Why operators need to take advantage of the nascent B2B2x market for differentiation
A new report from Arthur D. Little (ADL) outlines how the telecoms industry is set to become more diverse in the coming five years, with an opportunity afoot in B2B2x (business to business to x).
The report, titled ‘Major strategic choices ahead of telcos: Reconfiguring for value’ and which pulled together interviews from more than 100 executives globally, argues that revenues will stabilise, with a modest growth outlook for the majority of European countries. Yet the B2B2x market is slated by ADL to account for 8% of global ICT spending by 2020, and the consulting firm argues this is an ‘untapped opportunity’ for operators.
The report explains the significance of this nascent market. “B2B2x differs from the traditional B2C, B2B and wholesale segments in that services become part of the client’s value chain,” ADL argues. “It differs from the Internet of Things in that it does not include B2C, but it does include services delivered by humans.
“This segment is not necessarily new – it was originally created by IT companies. What is new that telecom operators, leveraging their assets, can carve out a space in it and address a much larger share of the mega-trend ‘digitisation of the industry’ than they have historically,” the report adds.
Naturally, this means a greater understanding of what companies need to ‘digitise’ their offerings – and ADL believes it’s a ‘give or take’ option for operators in the future. “The digitalisation of the telco industry has made possible a variety of strategic choices,” said Bela Virag, partner at Arthur D. Little. “Some will leverage synergies from globalised production models, while some will become exceptionally lean local players. Some will go asset light, while others will remain asset heavy. Some will master the B2B2x opportunity, while others may ignore it altogether.
“It is these choices that operators face regarding their configuration that will drive them to be less lookalike than they are today,” Virag added. “Ultimately, there are multiple forces that will drive operators to take on much greater design responsibility for their IT, network and services.”
When it comes to European telcos, ADL says its relatively gloomy forecasts from 2015 have produced sunnier results, thanks in part to the decline in fixed telephony not being as significant as originally thought. In three of the five categories it outlines – mobile data, fixed broadband, and pay TV – European operators should see growth, albeit with the two laggards, mobile voice and messaging and fixed telephony, culminating in only a 1.2% CAGR increase by 2021.
As one might suspect, VoIP and OTT services are the primary culprits in declining voice revenues, the report adds – growing subscriber numbers for mobile telephony will not compensate for ARPU declines.

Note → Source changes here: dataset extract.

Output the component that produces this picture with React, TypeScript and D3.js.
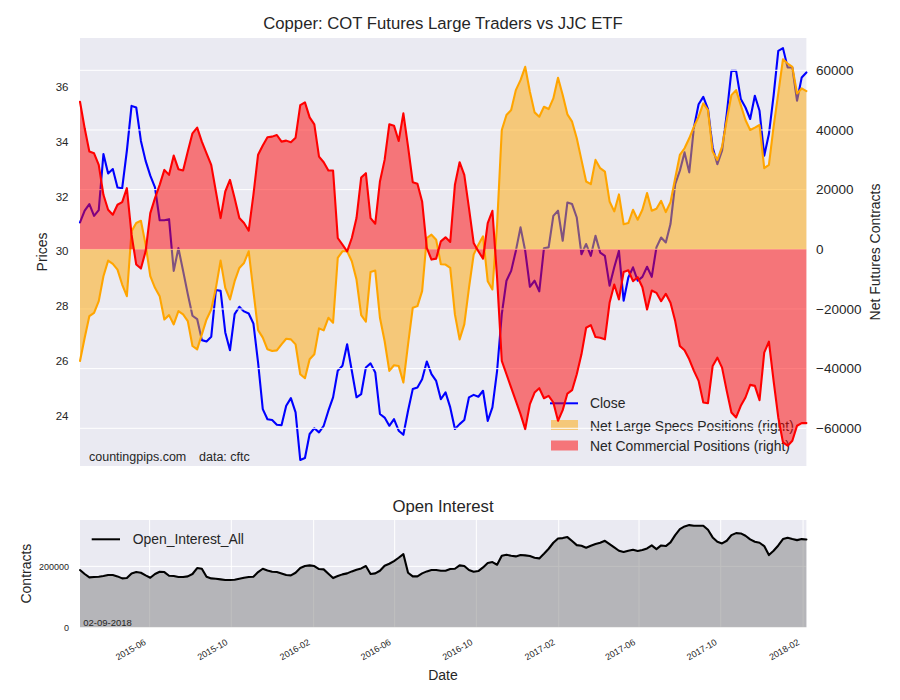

Overall, the report concludes that as operators change their offerings, be it through design or necessity, the market will note their different risk profiles and abilities to scale.
“Operators can differentiate their plays by becoming truly global players, partnering-capable players fully embracing the new segments and customer needs, remaining strong and highly efficient in their domestic markets, becoming asset-heavy or light operators, or pure asset-holding and operating players,” ADL says.
“All of these possible paths have one thing in common: they anticipate the arrival of the next wave of efficiency increases – this time on a much more global scale.”